Hawking’s new idea was to treat the entire universe as though it were a quantum particle. By repeating some simple steps, we are led to some eye-opening conclusions.

We begin with a wave function describing the
set of all possible universes
. This means that the starting point of Hawking’s theory must be an infinite set of parallel universes, the
wave function of the universe
. Hawking’s rather simple analysis, replacing the word
particle
with
universe
, has led to a conceptual revolution in our thinking about cosmology.

According to this picture, the wave function of the universe spreads out over all possible universes. The wave function is assumed to be quite large near our own universe, so there is a good chance that our universe is the correct one, as we expect. However, the wave function spreads out over all other universes, even those that are lifeless and incompatible with the familiar laws of physics. Since the wave function is supposedly vanishingly small for these other universes, we do not expect that our universe will make a quantum leap to them in the near future.

The goal facing quantum cosmologists is to verify this conjecture mathematically, to show that the wave function of the universe is large for our present universe and vanishingly small for other universes. This would then prove that our familiar universe is in some sense unique and also stable. (At present, quantum cosmologists are unable to solve this important problem.)

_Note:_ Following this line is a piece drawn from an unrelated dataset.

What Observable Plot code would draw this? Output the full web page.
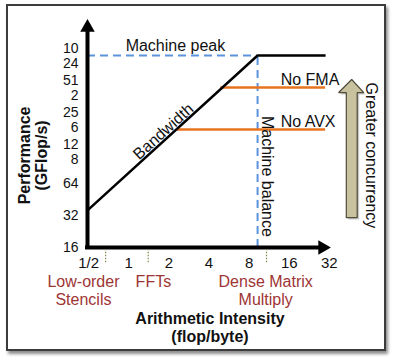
<!DOCTYPE html>
<html>
<head>
<meta charset="utf-8">
<script src="https://cdn.jsdelivr.net/npm/d3@7"></script>
<script src="https://cdn.jsdelivr.net/npm/@observablehq/plot@0.6"></script>
<style>
  body { margin: 0; background: #fff; }
  #wrap { position: relative; width: 394px; height: 362px; overflow: hidden; }
  #frame { position: absolute; left: 6px; top: 4px; width: 376px; height: 343px;
           border: 2px solid #3c3c3c; box-shadow: 2px 3px 3px rgba(0,0,0,0.45); background: #fff; }
  #wrap svg { position: absolute; left: 0; top: 0; }
</style>
</head>
<body>
<div id="wrap"><div id="frame"></div></div>
<script>
// ---- data ----
const xTicks = [0.5, 1, 2, 4, 8, 16, 32];
const xTickLabels = ["1/2", "1", "2", "4", "8", "16", "32"];
const yTicks = [16, 32, 64, 128, 256, 512, 1024];
const yTickLabels = ["16", "32", "64", "12\n8", "25\n6", "51\n2", "10\n24"];

const rooflineX = [0.49, 9.26, 30];
const rooflineY = [35.7, 1024, 1024];
const peak = 1024;
const balance = 9.26;

const ceilingNames = ["No FMA", "No AVX"];
const ceilingY = [512, 206];
const ceilingStartX = [4.9, 2.3];
const ceilingEndX = [30, 30];

const kernelNames = ["Low-order\nStencils", "FFTs", "Dense Matrix\nMultiply"];
const kernelX = [0.67, 1.40, 10.8];
const kernelLabelX = [0.457, 1.53, 10.65];

// concurrency arrow outline (data units)
const arrowX = [42.9, 42.9, 37.6, 47.1, 58.0, 51.8, 51.8, 42.9];
const arrowY = [30.6, 459, 459, 609, 459, 459, 30.6, 30.6];

// ---- chart ----
const font = "'Liberation Sans', Arial, Helvetica, sans-serif";
const blue = "#5b93dc";
const orange = "#e8731e";
const darkRed = "#9e3535";
const khaki = "#c8c29f";

const roofline = rooflineX.map((x, i) => ({x, y: rooflineY[i]}));
const ceilings = ceilingNames.map((name, i) => ({name, y: ceilingY[i], x1: ceilingStartX[i], x2: ceilingEndX[i]}));
const kernels = kernelNames.map((name, i) => ({name, x: kernelX[i], lx: kernelLabelX[i]}));
const arrow = arrowX.map((x, i) => ({x, y: arrowY[i]}));

const chart = Plot.plot({
  width: 394, height: 362,
  marginLeft: 87, marginRight: 62, marginTop: 19, marginBottom: 115,
  style: {fontFamily: font, fontSize: "15px", background: "transparent", overflow: "visible", color: "#111"},
  x: {type: "log", base: 2, domain: [0.49, 33.8]},
  y: {type: "log", base: 2, domain: [16, 2233]},
  marks: [
    Plot.axisX({ticks: xTicks, tickFormat: d => xTickLabels[xTicks.indexOf(d)], tickSize: 0, tickPadding: 10, label: null, fontSize: 15}),
    Plot.axisY({ticks: yTicks, tickFormat: d => yTickLabels[yTicks.indexOf(d)], tickSize: 0, tickPadding: 9, label: null, fontSize: 14, lineHeight: 1.1}),

    // dashed machine peak and machine balance
    Plot.ruleY([peak], {x1: 0.49, x2: balance, stroke: blue, strokeWidth: 2, strokeDasharray: "8,5"}),
    Plot.ruleX([balance], {y1: 16, y2: peak, stroke: blue, strokeWidth: 2, strokeDasharray: "8,5"}),

    // ceilings
    Plot.ruleY(ceilings, {y: "y", x1: "x1", x2: "x2", stroke: orange, strokeWidth: 2.5}),

    // roofline
    Plot.line(roofline, {x: "x", y: "y", stroke: "black", strokeWidth: 2.5, strokeLinejoin: "miter", strokeLinecap: "butt"}),

    // axes lines with arrowheads
    Plot.ruleX([0.49], {y1: 16, y2: 1760, stroke: "black", strokeWidth: 4, strokeLinecap: "square"}),
    Plot.ruleY([16], {x1: 0.49, x2: 27.6, stroke: "black", strokeWidth: 4, strokeLinecap: "square"}),
    Plot.dot([0], {x: 0.49, y: 2233, dy: 8, symbol: "triangle", r: 5.4, fill: "black", stroke: null}),
    Plot.dot([0], {x: 33.8, y: 16, dx: -10, symbol: "triangle", r: 5.4, rotate: 90, fill: "black", stroke: null}),

    // kernel ticks & labels
    Plot.ruleX(kernels, {x: "x", y1: 11.5, y2: 15.2, stroke: "#7d8c4a", strokeWidth: 1.2, strokeDasharray: "1.5,1.5"}),
    Plot.text(kernels, {x: "lx", y: 16, text: "name", dy: 27, lineAnchor: "top", lineHeight: 1.125, fill: darkRed, fontSize: 16}),

    // annotations
    Plot.text(["Machine peak"], {x: 2.24, y: peak, dy: -10, fontSize: 16}),
    Plot.text(ceilings, {x: 13.8, y: "y", text: "name", dy: -8, textAnchor: "start", fontSize: 16}),
    Plot.text(["Machine balance"], {x: 11.0, y: 74.6, rotate: 90, fontSize: 16}),
    Plot.text(["Bandwidth"], {x: 1.82, y: 197, rotate: -42, fontSize: 16}),

    // concurrency arrow
    Plot.line(arrow, {x: "x", y: "y", dx: 2, dy: 2, fill: "#888", fillOpacity: 0.45, stroke: null}),
    Plot.line(arrow, {x: "x", y: "y", fill: khaki, stroke: "#4f4b3a", strokeWidth: 1.2, strokeLinejoin: "miter"}),
    Plot.text(["Greater concurrency"], {x: 65.5, y: 117.5, rotate: 90, fontSize: 16}),

    // axis titles
    Plot.text(["Performance\n(GFlop/s)"], {x: 0.192, y: 117.5, rotate: -90, fontWeight: "bold", fontSize: 16, lineHeight: 1.06}),
    Plot.text(["Arithmetic Intensity\n(flop/byte)"], {frameAnchor: "bottom", dy: 64, lineAnchor: "top", lineHeight: 1.125, fontWeight: "bold", fontSize: 16})
  ]
});
document.getElementById("wrap").appendChild(chart);
</script>
</body>
</html>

If we take Hawking seriously, it means that we must begin our analysis with an infinite number of all possible universes, coexisting with one another. To put it bluntly, the definition of the word
universe
is no longer “all that exists.” It now means “all that can exist.” For example, in
Figure 12.1
we see how the wave function of the universe can spread out over several possible universes, with our universe being the most likely one but certainly not the only one. Hawking’s quantum cosmology also assumes that the wave function of the universe allows these universes to collide. Wormholes can develop and link these universes. However, these wormholes are not like the ones we encountered in the previous
chapters, which connect different parts of three-dimensional space with itself—these wormholes connect different universes with one another.